Introduction
It is moving beyond words to be here at the Martyrs’ Altar, above which stands the replica of Tyburn Tree, and to celebrate here the Holy Mass, which was at the center of the lives of the martyrs who gave their lives at Tyburn, just some 200 yards from where we are right now.
Salvete, Flores Martyrum
The sixteenth century, during which the martyrdoms at Tyburn took place, was truly a of “golden age” of heroism and saintliness in the history of the Church. The stories are still told, with great reverence of the scores of young men from these shores, brimming with life, energy, generosity, and faith, who trained for the priesthood in Rome and elsewhere in Europe, knowing full well that upon their return to this, their native land, they faced a very likely and violent martyrdom. How many of them, when they were still seminarians, must have looked upon images of Our Lord on the Cross, while in the back of their minds suspecting that, for them, the Cross would one day take the form of the triple gallows of Tyburn Tree.
How moving must have been the scene, so often repeated, when the newly ordained priests from the Venerable English College in Rome were seen off from the Eternal City on their journey back here to England by no less a personage than St. Philip Neri himself, who, with tears streaming down his face, would bid them farewell while chanting the hymn “Salvete, flores martyrum,” which is traditionally sung at Lauds (or Morning Prayer) on the feast of the Holy Innocents.
We think of the heroes of the Faith who met their martyrdom here, and opened their eyes from here to the glory of Heaven. As an archbishop, I naturally think (not without some trepidation) of the very last of the martyrs at Tyburn, Saint Oliver Plunkett, Archbishop of Armagh, who was led to Tyburn Tree in his pontifical robes.
We call to mind the names of real heroes such as Saint John Roberts, Saint Margaret Ward, Saint John Houghton. And yet I cannot think of Tyburn without thinking of the moment of the conversion of Saint Henry Walpole at the martyrdom of Saint Edmund Campion, some 433 years ago this week. I referenced the story yesterday at the Campion Day Mass at Stonyhurst, but it certainly bears a mention here – a mention of the moment, so full of darkness but so full of light, during which, as the executioner dismembered the body of St. Edmund, a drop of his blood splashed onto the young bystander, Henry Walpole. So great was the effect of that martyrdom, and of God’s grace, in the soul of Henry Walpole, that thereafter he too became a Catholic, a priest, a martyr, and a Saint. Indeed, as Tertullian said in the first Christian centuries, “The blood of the martyrs is the seed of the Church.”
It is Better to Take Refuge in the Lord
The brave and faithful men and women who were martyred here for their faith in Christ, and their allegiance to His Church, certainly exemplified the words of the psalmist which we heard today: “It is better to take refuge in the Lord than to trust in man. It is better to take refuge in the Lord than to trust in princes.”

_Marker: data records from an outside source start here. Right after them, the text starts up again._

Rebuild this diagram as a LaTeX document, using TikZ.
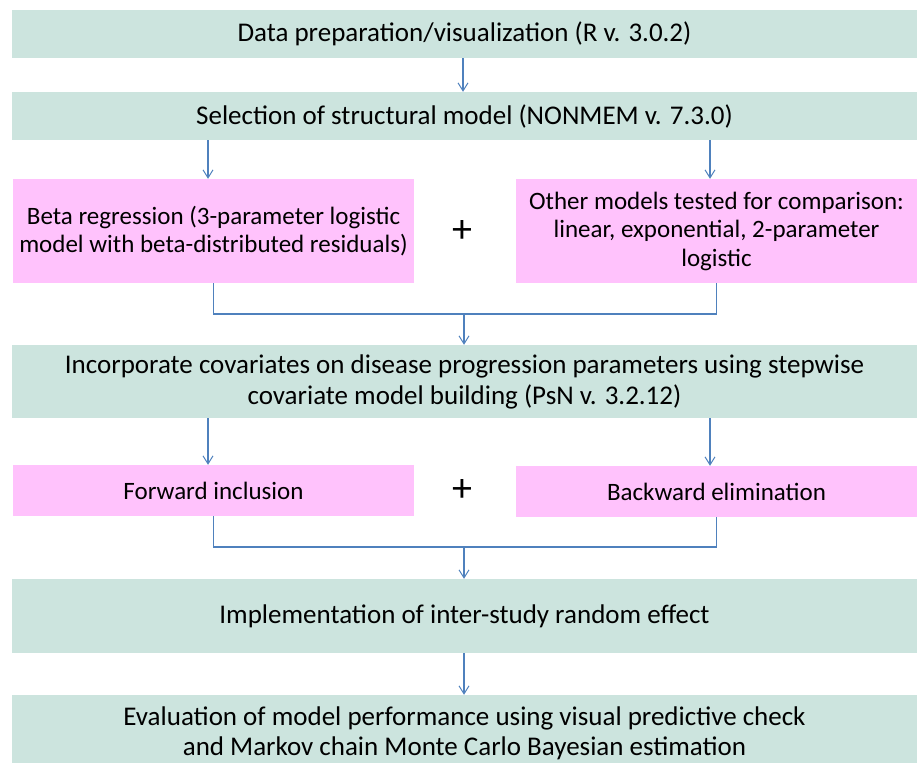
\documentclass[tikz,border=0pt]{standalone}
\usepackage{fontspec}
\setmainfont{Carlito}
\usetikzlibrary{arrows.meta}
\definecolor{teal1}{HTML}{CCE4DE}
\definecolor{pink1}{HTML}{FFC2FC}
\definecolor{arrblue}{HTML}{4F81BD}
\begin{document}
\begin{tikzpicture}[x=1pt,y=-1pt,
  tealbox/.style={rectangle,fill=teal1,draw=none,minimum width=905pt,inner sep=0pt,align=center,font=\fontsize{27}{31}\selectfont},
  pinkbox/.style={rectangle,fill=pink1,draw=none,minimum width=401pt,inner sep=0pt,align=center,font=\fontsize{25}{28.5}\selectfont},
  conn/.style={draw=arrblue,line width=1.1pt},
  arr/.style={conn,-{Straight Barb[length=8pt,width=10pt,line width=1pt]}},
  plus/.style={font=\fontsize{40}{40}\selectfont}]
\useasboundingbox (0,0) rectangle (917,762);
\node[tealbox,minimum height=48pt] (b1) at (464.5,34) {Data preparation/visualization (R v. 3.0.2)};
\node[tealbox,minimum height=48pt] (b2) at (464.5,116) {Selection of structural model (NONMEM v. 7.3.0)};
\node[pinkbox,minimum height=104pt] (pl) at (213.5,231) {Beta regression (3-parameter logistic\\model with beta-distributed residuals)};
\node[pinkbox,minimum height=104pt] (pr) at (716.5,231) {Other models tested for comparison:\\linear, exponential, 2-parameter\\logistic};
\node[plus] (p1) at (462,232) {+};
\node[tealbox,minimum height=73pt] (b3) at (464.5,381.5) {Incorporate covariates on disease progression parameters using stepwise\\covariate model building (PsN v. 3.2.12)};
\node[pinkbox,minimum height=51pt] (fw) at (213.5,490.5) {Forward inclusion};
\node[pinkbox,minimum height=51pt] (bw) at (716.5,491.5) {Backward elimination};
\node[plus] (p2) at (462,490) {+};
\node[tealbox,minimum height=74pt] (b4) at (464.5,616) {Implementation of inter-study random effect};
\node[tealbox,minimum height=76pt,font=\fontsize{27}{30}\selectfont] (b5) at (464.5,733) {Evaluation of model performance using visual predictive check\\and Markov chain Monte Carlo Bayesian estimation};
\coordinate (j1) at (464,314);
\coordinate (j2) at (464,547);
% arrows
\draw[arr] ([xshift=-1.5pt]b1.south) -- ([xshift=-1.5pt]b2.north);
\draw[arr] ([xshift=-5.5pt]pl.north |- b2.south) -- ([xshift=-5.5pt]pl.north);
\draw[arr] ([xshift=-6.5pt]pr.north |- b2.south) -- ([xshift=-6.5pt]pr.north);
\draw[conn] (pl.south) |- (j1) -| (pr.south);
\draw[arr] (j1) -- (b3.north -| j1);
\draw[arr] ([xshift=-5.5pt]fw.north |- b3.south) -- ([xshift=-5.5pt]fw.north);
\draw[arr] ([xshift=-6.5pt]bw.north |- b3.south) -- ([xshift=-6.5pt]bw.north);
\draw[conn] (fw.south) |- (j2) -| (bw.south);
\draw[arr] (j2) -- (b4.north -| j2);
\draw[arr] (b4.south -| j2) -- (b5.north -| j2);
\end{tikzpicture}
\end{document}
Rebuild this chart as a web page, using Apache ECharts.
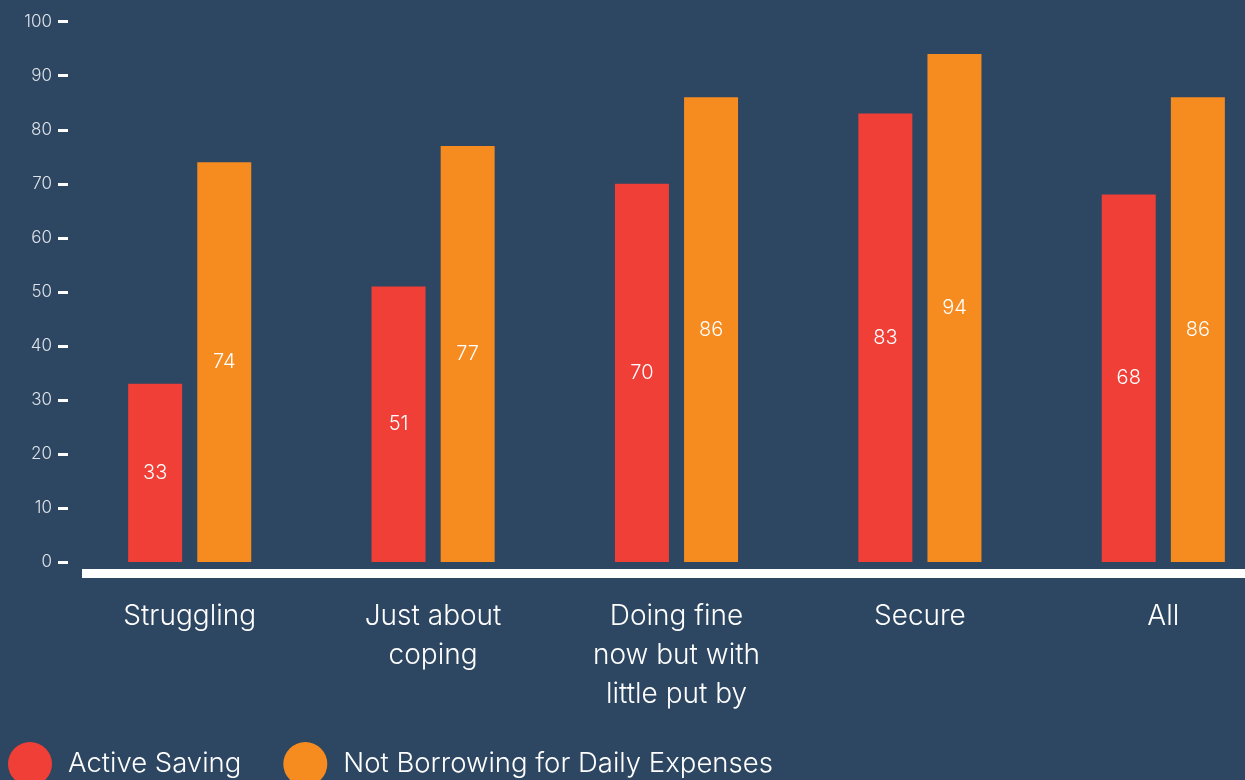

Dear friends, in this very convent, there is always at least one nun praying before Our Lord in the Most Blessed Sacrament. We know that these prayers obtain great graces for the world.

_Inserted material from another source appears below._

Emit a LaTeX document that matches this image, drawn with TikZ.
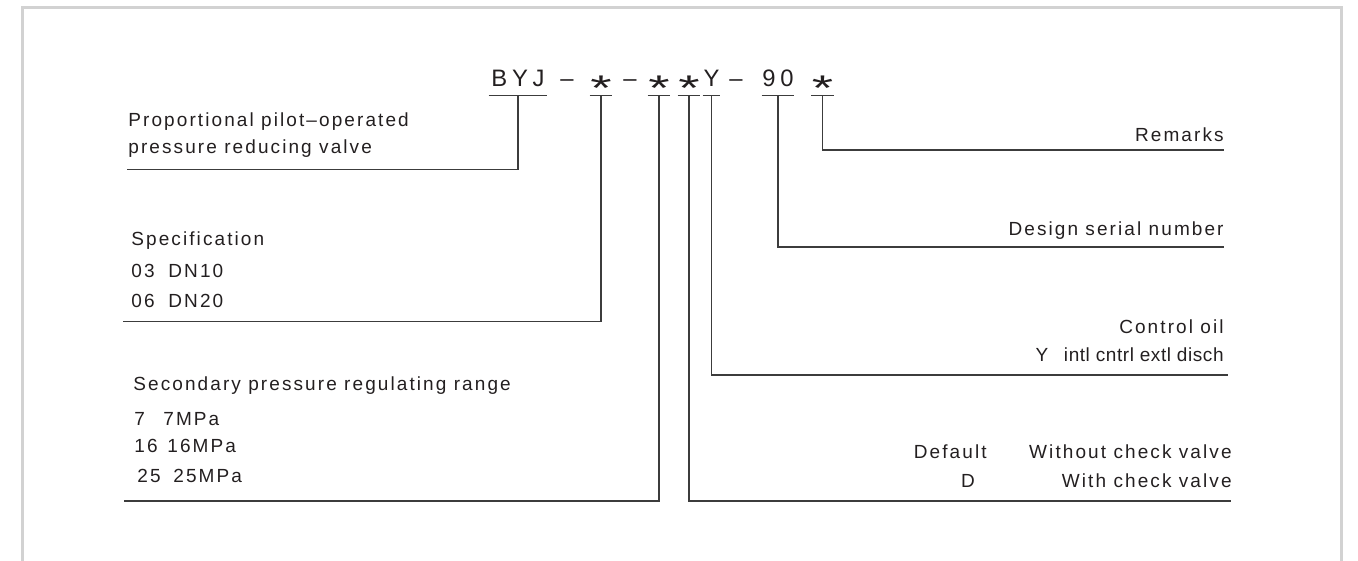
\documentclass[tikz,border=0pt]{standalone}
\usepackage{graphicx}
\usepackage{fontspec}
\setmainfont{Liberation Sans}[LetterSpace=11]
\newfontfamily\codefont{Liberation Sans}[LetterSpace=20]
\newfontfamily\tightfont{Liberation Sans}[LetterSpace=3]
\usepackage{tikz}
\definecolor{ink}{HTML}{231F20}
\definecolor{rule}{HTML}{3C3C3C}
\definecolor{framegray}{HTML}{D2D2D2}
\newcommand\codestar{\raisebox{-6.8pt}{\scalebox{2.3}[1.5]{*}}}

\begin{document}
\begin{tikzpicture}[x=0.5pt, y=-0.5pt,
  code/.style={font=\codefont\fontsize{11.9}{14}\selectfont, text=ink, anchor=base,
    inner xsep=0pt, inner ysep=4pt, text height=8.5pt, text depth=0pt},
  txt/.style={font=\fontsize{9.5}{11}\selectfont, text=ink, inner sep=0pt},
  lead/.style={draw=rule, line width=0.6pt}]
  \useasboundingbox (0,0) rectangle (1358,561);
  \draw[framegray, line width=1.5pt] (22.5,561) -- (22.5,8) -- (1341.5,8) -- (1341.5,561);

  \node[code, minimum width=29pt] (BYJ) at (518,87) {BYJ};
  \node[code] (D1) at (567,87) {–};
  \node[code, minimum width=11pt] (S1) at (601,87) {\codestar};
  \node[code] (D2) at (630,87) {–};
  \node[code, minimum width=11pt] (S2) at (659,87) {\codestar};
  \node[code, minimum width=11pt] (S3) at (689,87) {\codestar};
  \node[code, minimum width=8.5pt] (Y) at (711.5,87) {Y};
  \node[code] (D3) at (736,87) {–};
  \node[code, minimum width=16pt] (N90) at (778,87) {90};
  \node[code, minimum width=10.5pt] (S4) at (822.5,87) {\codestar};
  \foreach \n in {BYJ,S1,S2,S3,Y,N90,S4}
    \draw[lead] (\n.south west) -- (\n.south east);

  \node[txt, anchor=base west] (type1) at (128,127) {Proportional pilot–operated};
  \node[txt, anchor=base west] (type2) at (128,154) {pressure reducing valve};
  \node[txt, anchor=base west] (spec) at (131,245) {Specification};
  \node[txt, anchor=base west] (spec1) at (131,277) {03};
  \node[txt, anchor=base west] (spec1v) at (168,277) {DN10};
  \node[txt, anchor=base west] (spec2) at (131,307) {06};
  \node[txt, anchor=base west] (spec2v) at (168,307) {DN20};
  \node[txt, anchor=base west] (range) at (133,390) {Secondary pressure regulating range};
  \node[txt, anchor=base west] (range1) at (134,425) {7};
  \node[txt, anchor=base west] (range1v) at (163,425) {7MPa};
  \node[txt, anchor=base west] (range2) at (134,452) {16};
  \node[txt, anchor=base west] (range2v) at (167,452) {16MPa};
  \node[txt, anchor=base west] (range3) at (137,482) {25};
  \node[txt, anchor=base west] (range3v) at (173,482) {25MPa};

  \node[txt, anchor=base east] (rem) at (1224,142) {Remarks};
  \node[txt, anchor=base east] (serial) at (1224,235) {Design serial number};
  \node[txt, anchor=base east] (oil) at (1224,333) {Control oil};
  \node[txt, anchor=base] (oil1) at (1042,361) {Y};
  \node[txt, font=\tightfont\fontsize{9.5}{11}\selectfont, anchor=base east] (oil1v) at (1224,361) {intl cntrl extl disch};
  \node[txt, anchor=base east] (chk0) at (987,458) {Default};
  \node[txt, anchor=base east] (chk0v) at (1232,458) {Without check valve};
  \node[txt, anchor=base] (chk1) at (968,487) {D};
  \node[txt, anchor=base east] (chk1v) at (1232,487) {With check valve};

  \coordinate (eType) at (127,169.5);
  \coordinate (eSpec) at (123,321.5);
  \coordinate (eRange) at (124,501);
  \coordinate (eCheck) at (1231,501);
  \coordinate (eOil) at (1228,375);
  \coordinate (eSerial) at (1224,247);
  \coordinate (eRem) at (1224,150);

  \draw[lead] (BYJ.south) |- (eType);
  \draw[lead] (S1.south) |- (eSpec);
  \draw[lead] (S2.south) |- (eRange);
  \draw[lead] (S3.south) |- (eCheck);
  \draw[lead] (Y.south) |- (eOil);
  \draw[lead] (N90.south) |- (eSerial);
  \draw[lead] (S4.south) |- (eRem);
\end{tikzpicture}
\end{document}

And my prayer, in this Mass, is specifically this: that the blood of the martyrs at Tyburn so long ago, together with the prayers of the nuns even today, will obtain for England, and for Baltimore, and for the Church throughout the world, the grace of new priestly vocations: young men rich with gifts of life, of energy, of generosity, and of faith, who in our time will trust not in princes, but in the Lord, and who, with gifts of nature and grace, will be able to carry forward the mission of the Church, and the proclamation of the Gospel, and the celebration of the sacraments, come what may – come rack, come rope – for the glory of God, and for the salvation of souls. Amen.